Pues bien, esta oración solitaria, con su propio relieve, refleja la rica interioridad de Jesús ante cómo está viendo a sus destinarios oyentes.

Ya había echado antes una mirada a cómo iba la acogida de su mensaje.

  • De ahí salió la “parábola” del sembrador o, mejor, “alegoría” porque describe cada elemento de la misma que adquiere significado y refleja el fruto de la siembra a boleo…: fruto desigual según fuera acogida la Palabra de Dios: en situación de camino, pedregal, espinas y -¡felizmente!- de terreno apto, que da un porcentaje bueno y consolador en los campos de Palestina.
  • En esta oración del Te doy gracias, Padre, se pone de relieve cómo la mirada de Jesús constata que los misterios del Reino quedan ocultos, en general, a la gente sabia y entendida y, en cambio, son revelados a la gente llana y sencilla. Lejos de lamentarse por aquellos a quienes les quedan ocultas “estas cosas”, asume la realidad de la situación, con humildad y serenidad desde su relación con el Padre: Gracias, porque así te ha parecido bien.

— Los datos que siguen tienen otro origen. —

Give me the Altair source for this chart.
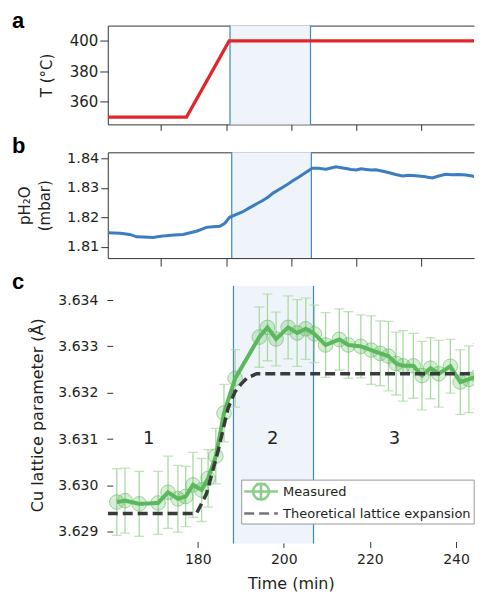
import altair as alt
import pandas as pd

FONT = "DejaVu Sans"
LFONT = "Liberation Sans"
TXT = "#231f20"
AXC = "#333333"
RED = "#e3242b"
BLUE = "#3a7dc0"
SHADE = "#eef4f9"
EDGE = "#3d86c8"
GREEN = "#5cb85c"
GREEN_LIGHT = "#a9d9a3"
DARK = "#3a3a3a"

# ---------------- data ----------------
X_DOMAIN = [159.1, 244.19]
AB_TICKS = [171.5, 186.7, 201.8, 216.9, 232.0]
C_TICKS = [180, 200, 220, 240]
PANEL_LETTERS = ["a", "b", "c"]

# panel a: temperature
temp_time = [159.1, 177.4, 187.3, 246.05]
temp_val = [350, 350, 400, 400]
shade_a = [187.5, 206.2]

# panel b: pH2O
ph2o_time = [159.1, 162.0, 164.2, 165.8, 167.5, 169.6, 171.0, 172.7, 174.5, 176.6,
             178.0, 179.7, 181.0, 182.0, 183.5, 185.1, 186.3, 187.4, 189.0, 190.5,
             192.0, 193.6, 195.1, 196.3, 197.5, 199.0, 200.6, 202.0, 203.6, 205.0,
             206.6, 208.0, 209.8, 211.0, 212.1, 213.3, 214.5, 215.6, 216.8, 218.0,
             219.1, 220.3, 221.4, 223.0, 224.5, 226.0, 227.6, 229.0, 230.7, 232.5,
             234.5, 236.0, 237.6, 239.0, 240.7, 242.3, 243.8, 245.0, 246.05]
ph2o_val = [1.8148, 1.8146, 1.8142, 1.8134, 1.8133, 1.8132, 1.8135, 1.8138, 1.8140, 1.8142,
            1.8147, 1.8153, 1.8160, 1.8166, 1.8168, 1.8170, 1.8180, 1.8200, 1.8210, 1.8219,
            1.8232, 1.8245, 1.8257, 1.8268, 1.8282, 1.8295, 1.8309, 1.8323, 1.8337, 1.8351,
            1.8366, 1.8366, 1.8363, 1.8367, 1.8371, 1.8368, 1.8365, 1.8362, 1.8360, 1.8364,
            1.8362, 1.8360, 1.8361, 1.8356, 1.8351, 1.8345, 1.8340, 1.8342, 1.8341, 1.8338,
            1.8333, 1.8340, 1.8346, 1.8344, 1.8345, 1.8343, 1.8340, 1.8333, 1.8332]
shade_b = [187.9, 206.4]

# panel c: Cu lattice parameter
meas_time = [161.2, 163.1, 166.4, 170.8, 173.1, 175.4, 177.2, 178.9, 180.9, 182.4,
             184.2, 186.1, 188.7, 194.3, 196.2, 198.2, 201.0, 203.1, 205.1, 207.1,
             209.7, 212.9, 215.0, 217.9, 220.3, 222.4, 224.3, 226.1, 227.7, 230.1,
             232.1, 234.1, 236.0, 238.7, 241.0, 243.0, 245.1]
meas_val = [3.62964, 3.62967, 3.62960, 3.62962, 3.62985, 3.62971, 3.62976, 3.63001, 3.62990, 3.63015,
            3.63063, 3.63156, 3.63231, 3.63320, 3.63341, 3.63316, 3.63341, 3.63329, 3.63338, 3.63327,
            3.63303, 3.63315, 3.63303, 3.63300, 3.63292, 3.63285, 3.63279, 3.63263, 3.63258, 3.63258,
            3.63237, 3.63253, 3.63241, 3.63257, 3.63223, 3.63229, 3.63236]
meas_err = [0.00072, 0.00070, 0.00070, 0.00068, 0.00078, 0.00072, 0.00065, 0.00070, 0.00068, 0.00062,
            0.00060, 0.00062, 0.00062, 0.00065, 0.00072, 0.00058, 0.00068, 0.00072, 0.00066, 0.00062,
            0.00070, 0.00066, 0.00072, 0.00068, 0.00074, 0.00070, 0.00075, 0.00068, 0.00076, 0.00070,
            0.00074, 0.00066, 0.00072, 0.00058, 0.00070, 0.00072, 0.00070]
theo_time = [159.1, 179.7, 182.0, 184.7, 187.0, 188.6, 190.0, 191.5, 193.7, 246.05]
theo_val = [3.62939, 3.62939, 3.62981, 3.63073, 3.63165, 3.63201, 3.63218, 3.63232, 3.63241, 3.63241]
shade_c = [188.3, 206.9]

region_labels = ["1", "2", "3"]
region_time = [168.6, 197.4, 225.7]
region_val = [3.6310, 3.6310, 3.6310]

SERIES = ["Measured", "Theoretical lattice expansion"]
SERIES_COLORS = [GREEN, DARK]
SERIES_DASH = [[1, 0], [10, 5]]
SYM_MEAS = ("M-1.2,0H3.3M1.05,-1.0V1.0M0.4,-1.0H1.7M0.4,1.0H1.7"
            "M0,0A1.05,1.05,0,1,0,2.1,0A1.05,1.05,0,1,0,0,0Z")
SYM_THEO = "M-1.2,0H3.3"

# ---------------- helpers ----------------
xs = alt.Scale(domain=X_DOMAIN, nice=False, zero=False)
W = 367

bottom_axis_ab = alt.Axis(values=AB_TICKS, labels=False, title=None, grid=False,
                          domain=True, ticks=True, tickSize=6)
top_axis = alt.Axis(orient="top", labels=False, ticks=False, title=None, grid=False,
                    domain=True)


def letter(idx, dy):
    df = pd.DataFrame({"lab": [PANEL_LETTERS[idx]]})
    return alt.Chart(df).mark_text(align="left", baseline="alphabetic", fontSize=22,
                                   fontWeight="bold", font=LFONT, color="black").encode(
        x=alt.value(-96), y=alt.value(dy), text="lab:N")


def shading(bounds, axis=None):
    df = pd.DataFrame({"start": [bounds[0]], "end": [bounds[1]]})
    return alt.Chart(df).mark_rect(color=SHADE).encode(
        x=alt.X("start:Q", scale=xs, axis=axis), x2="end:Q")


def edges(bounds, axis):
    df = pd.DataFrame({"t": bounds})
    return alt.Chart(df).mark_rule(color=EDGE, strokeWidth=1.2).encode(
        x=alt.X("t:Q", scale=xs, axis=axis))


# ---------------- panel a ----------------
temp_df = pd.DataFrame({"t": temp_time, "v": temp_val})
a_line = alt.Chart(temp_df).mark_line(color=RED, strokeWidth=3.2, clip=True).encode(
    x=alt.X("t:Q", scale=xs, axis=bottom_axis_ab),
    y=alt.Y("v:Q", scale=alt.Scale(domain=[345.2, 410.1], nice=False, zero=False),
            axis=alt.Axis(values=[360, 380, 400], title="T (°C)", tickSize=8,
                          grid=False, titlePadding=15, titleFontSize=15,
                          labelFontSize=15)))
panel_a = alt.layer(shading(shade_a), edges(shade_a, top_axis), a_line,
                    letter(0, 2)).resolve_axis(x="independent").properties(width=W, height=99)

# ---------------- panel b ----------------
ph_df = pd.DataFrame({"t": ph2o_time, "v": ph2o_val})
b_line = alt.Chart(ph_df).mark_line(color=BLUE, strokeWidth=3, clip=True).encode(
    x=alt.X("t:Q", scale=xs, axis=alt.Axis(values=AB_TICKS, labels=False, title=None,
                                           grid=False, tickSize=8)),
    y=alt.Y("v:Q", scale=alt.Scale(domain=[1.8062, 1.842], nice=False, zero=False),
            axis=alt.Axis(values=[1.81, 1.82, 1.83, 1.84], format=".2f",
                          title=["pH₂O", "(mbar)"], tickSize=7, grid=False,
                          titlePadding=14, titleFontSize=15, titleLineHeight=20,
                          labelFontSize=14.5)))
panel_b = alt.layer(shading(shade_b), edges(shade_b, top_axis), b_line,
                    letter(1, 1)).resolve_axis(x="independent").properties(width=W, height=106)

# ---------------- panel c ----------------
yc = alt.Scale(domain=[3.628745, 3.634303], nice=False, zero=False)
meas_df = pd.DataFrame({"t": meas_time, "v": meas_val, "err": meas_err})
meas_df["lo"] = meas_df["v"] - meas_df["err"]
meas_df["hi"] = meas_df["v"] + meas_df["err"]
meas_df["series"] = SERIES[0]
theo_df = pd.DataFrame({"t": theo_time, "v": theo_val})
theo_df["series"] = SERIES[1]
lines_df = pd.concat([meas_df[["t", "v", "series"]], theo_df], ignore_index=True)
reg_df = pd.DataFrame({"t": region_time, "v": region_val, "label": region_labels})

LEG = alt.Legend(title=None, orient="none", legendX=133.7, legendY=194,
                 symbolSize=225, symbolStrokeWidth=2.5, labelFontSize=13,
                 labelFont=FONT, labelColor=TXT, labelOffset=21, padding=3,
                 rowPadding=0, fillColor="white", strokeColor="#9a9a9a",
                 symbolFillColor="rgba(92,184,92,0.35)", labelLimit=400)
col = alt.Color("series:N", scale=alt.Scale(domain=SERIES, range=SERIES_COLORS), legend=LEG)
dash = alt.StrokeDash("series:N", scale=alt.Scale(domain=SERIES, range=SERIES_DASH), legend=LEG)
shp = alt.Shape("series:N", scale=alt.Scale(domain=SERIES, range=[SYM_MEAS, SYM_THEO]), legend=LEG)

xc_axis = alt.Axis(values=C_TICKS, title="Time (min)", domain=False, tickSize=6, offset=-2,
                   grid=False, labelPadding=5, titlePadding=9, titleFontSize=16,
                   labelFontSize=14)
yc_axis = alt.Axis(values=[3.629, 3.630, 3.631, 3.632, 3.633, 3.634], format=".3f",
                   title="Cu lattice parameter (Å)", domain=False, tickSize=6, offset=-5,
                   grid=False, labelPadding=9, titlePadding=12, titleFontSize=16,
                   labelFontSize=14)


def cx(field):
    return alt.X(f"{field}:Q", scale=xs, axis=xc_axis)


def cy(field):
    return alt.Y(f"{field}:Q", scale=yc, axis=yc_axis)


c_shade = shading(shade_c, xc_axis)
c_edges = edges(shade_c, xc_axis)
c_err = alt.Chart(meas_df).mark_rule(color=GREEN_LIGHT, strokeWidth=1.3, clip=True).encode(
    x=cx("t"), y=cy("lo"), y2="hi:Q")
c_cap_lo = alt.Chart(meas_df).mark_tick(color=GREEN_LIGHT, thickness=1.3, size=10,
                                        orient="horizontal", clip=True).encode(
    x=cx("t"), y=cy("lo"))
c_cap_hi = alt.Chart(meas_df).mark_tick(color=GREEN_LIGHT, thickness=1.3, size=10,
                                        orient="horizontal", clip=True).encode(
    x=cx("t"), y=cy("hi"))
c_pts = alt.Chart(meas_df).mark_circle(size=215, color=GREEN, fillOpacity=0.25,
                                       stroke=GREEN, strokeWidth=1, strokeOpacity=0.55,
                                       clip=True).encode(x=cx("t"), y=cy("v"))
c_meas_line = alt.Chart(lines_df).transform_filter(
    alt.datum.series == SERIES[0]).mark_line(strokeWidth=4, clip=True).encode(
    x=cx("t"), y=cy("v"), color=col, strokeDash=dash)
c_theo_line = alt.Chart(lines_df).transform_filter(
    alt.datum.series == SERIES[1]).mark_line(strokeWidth=3.5, clip=True).encode(
    x=cx("t"), y=cy("v"), color=col, strokeDash=dash)
c_leg = alt.Chart(lines_df).transform_filter("false").mark_point(filled=False).encode(
    x=cx("t"), y=cy("v"), color=col, strokeDash=dash, shape=shp)
c_text = alt.Chart(reg_df).mark_text(fontSize=18, font=FONT, color=TXT).encode(
    x=cx("t"), y=cy("v"), text="label:N")

panel_c = alt.layer(c_shade, c_edges, c_err, c_cap_lo, c_cap_hi, c_pts, c_meas_line,
                    c_theo_line, c_leg, c_text, letter(2, 3)).properties(width=W, height=258)

chart = alt.vconcat(panel_a, panel_b, panel_c, spacing=4).resolve_legend(
    color="independent", strokeDash="independent", shape="independent"
).properties(
    padding={"left": 4, "top": 1, "right": 0, "bottom": 0}
).configure_view(stroke=None).configure_axis(
    labelFont=FONT, titleFont=FONT, labelColor=TXT, titleColor=TXT,
    labelFontSize=14, titleFontWeight="normal", domainColor=AXC, tickColor=AXC,
    domainWidth=1, tickWidth=1)

chart.save("out.html", embed_options={"renderer": "svg", "actions": False})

Mira que le dolió la ceguera de los que “veían” pero no aceptaban lo que veían… y, en cambio, le agradó tanto:

  • la sencillez y naturalidad del centurión, cuyo siervo curaría Él gustosamente: a distancia y al instante, por más señas;
  • la del ciego de nacimiento, que llegó, agradecido e iluminado, hasta la aceptación y adoración confesante del Mesías, como Luz del mundo, a quien tenía delante mismo, según le acababa de decir Jesús, el sanador;
  • la de los niños: alborotadores, sí, pero abiertos y sin barreras ni vericuetos personales complicados;
  • y, cómo no, la de la cananea ante la demora de Él mismo en  agraciarla: Cierto, no es de casa, como los hijos de Israel, pero en la casa hay cachorrillos que comen a gusto las migajas que dejan caer los niños. Ante esta sencillez, Jesús exclamó: Mujer, grande es tu fe; que se haga como crees: Y a los “hijos de casa” les dirá a propósito de la fe llanamente expresada por el centurión: Os aseguro que no he visto fe tan grande en el mismo Israel. Y, afirmando rotundamente la necesidad de la sencillez, llegará a decir: Si no os hiciereis como niños, no entraréis en el Reino de los cielos.

Sencillez:

  • que acoge la verdad, venga de donde venga, aunque sea de un adversario o un analfabeto;
  • que sabe reconocer los propios errores, y los aprovecha agradecido, adquiriendo así la sabiduría de los años.
  • que habla de la limpieza del corazón (corazón de niño) no “tocado” por el propio nivel de cultura y de experiencia de la vida, ni por los propios mecanismos de defensa.
  • sencillez, totalmente libre en apertura cordial a la acogida de la verdad y de las situaciones y el consiguiente compromiso.

Jesús ama la sencillez, tan ausente en general en los “sabios y entendidos”, prisioneros como están en su nivel de superioridad religiosa.

Jesús ama la sencillez: como su propio espacio. En ella se presenta y se nos ofrece para nuestra propia experiencia existencial:

Venid a mí los que estáis cansados y agobiados: Yo os aliviaré. Mi yugo es suave, ajusta perfectamente su curva a vuestro cuello como hecho a la propia medida. La carga es ligera, proporcional a vuestra situación. Las dificultades no superan el alcance de nuestras posibilidades, aunque la propia fragilidad sea propensa a no admitirlo. Así comprobaréis que soy manso y humilde de corazón: es decir, con la fuerza en la debilidad, y la sabiduría de quien muestra su omnipotencia en la misericordia que nunca se cansa. Abierta siempre a ser experimentada en nuestras vidas, porque su amor no tiene fin.

Como Jesús, agradezcamos -con sencillez y humildad de corazón- el aprendizaje que nos posibilita ser como Él desde la experiencia personal en las propias circunstancias de la vida. En ellas, mirémosle a Él y comprobaremos su bondad y suavidad y, de paso, lo llevadera que es siempre su carga.